The overriding problem for the equity market remains one of valuation – not that we are in bubble territory, but more that the stock market is still quite expensive.
The price action of 2015 failed to resolve one thing, which was to correct the excess valuations that held back the market last year as it likely will this year too.
The trailing price-to-diluted earnings multiple is 21.4x versus the historical norm of 17.5x, while the forward multiple on the S&P 500 is 16.8x, and again, the mean has been closer to 14.4x. The Shiller cyclically-adjusted price-to-earnings (CAPE) ratio is 26 and the long-run average is 23. Capish?
So here we have the stock market, according to many measures, trading close to three multiple points above historical norms.
Like the personal savings rate in the macro world, the price-earnings multiple in the financial world is a behavioral aggregate – a signpost of confidence, if you will.

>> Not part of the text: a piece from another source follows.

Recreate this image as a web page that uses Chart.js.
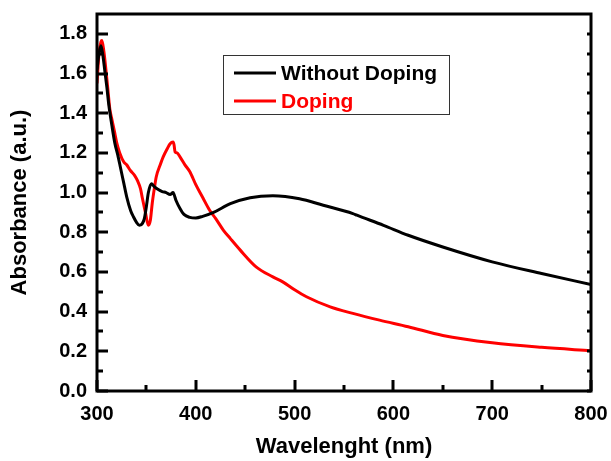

A lower savings rate is symbolic of higher confidence over income or wealth prospects, and similarly a higher multiple is a characteristic of rising investor confidence over the outlook for market returns.
The problem is that we do not have the clarity, certainty or visibility across the globe, whether it comes to policy, oil prices, regional conflicts or China, to warrant multiples being this far above the norm, if at all.
So, 2016 is likely going to be a year of transition and one where uncertainty is going to dominate the macro and investing landscape.
The fact that oil prices could not catch much of a bid given the conflict between Iran and Saudi Arabia should have the bulls shaking their heads.
The reality is that supply is an impediment at a time when there has still not been a dent in U.S. production and OPEC has been pumping out 32 million barrels per day (far above its quota) for seven months in a row.
The severing of diplomatic ties between Iraq and Saudi Arabia could be problematic for investors risk tolerance if the situation turns worse, as in some form of military response. At a minimum, it complicates efforts to resolve the internal crisis in Syria.
It also further exposes the failure of U.S. foreign policy under the current administration (underscored by the surge in Aerospace & Defense sector stocks last year).